Electrochemical investigations into kinase-catalyzed transformations of tau protein.

The formation of neurofibrillary tangles by hyperphosphorylated tau is a well-recognized hallmark of Alzheimer's disease. Resulting from malfunctioning protein kinases, hyperphosphorylated tau is unable to bind microtubules properly, causing it to self-associate and aggregate. The effects of tau phosphorylation on tau conformation and aggregation are still largely unexplored. The conformational analysis of tau and its hyperphosphorylated forms is usually performed by a variety of spectroscopic techniques, all of which require ample sample concentrations and/or volumes. Here we report on the use of surface based electrochemical techniques that allow for detection of conformational changes and orientation of tau protein as a function of tau phosphorylation by tyrosine and serine/threonine kinases. The electrochemical methods utilize 5'-γ-ferrocenyl adenosine triphosphate (Fc-ATP) derivative as a cosubstrate and tau immobilized on gold surface to probe the role of the following protein kinases: Sarcoma related kinase (Src), Abelson tyrosine kinase (Abl), tau-tubulin kinase (TTBK), proto-oncogene tyrosine protein kinase Fyn (Fyn), and glycogen synthase kinase 3-β (Gsk-3β).
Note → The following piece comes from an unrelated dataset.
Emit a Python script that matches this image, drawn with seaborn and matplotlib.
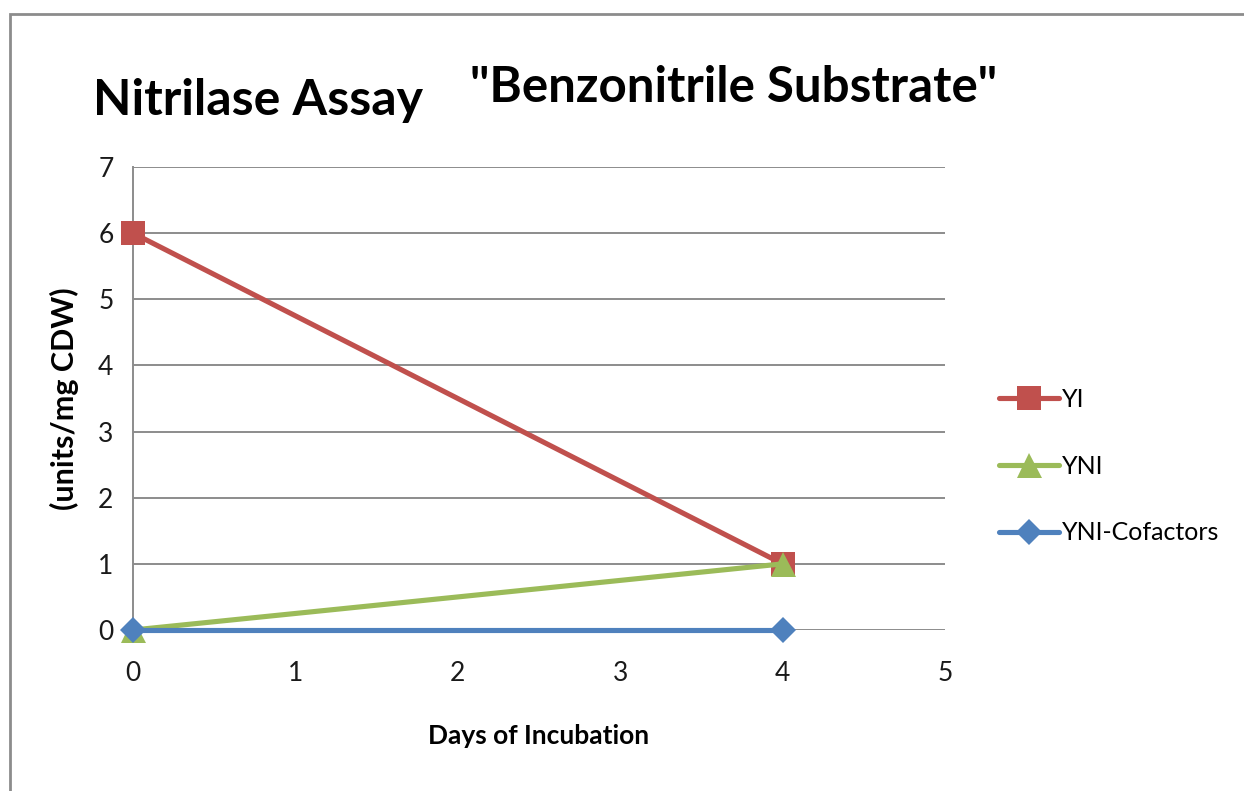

The single kinase and sequential kinase-catalyzed Fc-phosphorylations modulate the electrochemical signal, pointing to the dramatic changes around the Fc group in the Fc-phosphorylated tau films. The location and orientation of the Fc-group in Fc-tau film was investigated by the surface plasmon resonance based on antiferrocene antibodies. Additional surface characterization of the Fc-tau films by time-of-flight secondary ion-mass spectrometry and X-ray photoelectron spectroscopy revealed that Fc-phosphorylations influence the tau orientation and conformation on surfaces. When Fc-phosphorylations were performed in solution, the subsequently immobilized Fc-tau exhibited similar trends. This study illustrates the validity and the utility of the labeled electrochemical approach for probing the changes in protein film properties, conformation, and orientation as a function of the enzymatically catalyzed modifications.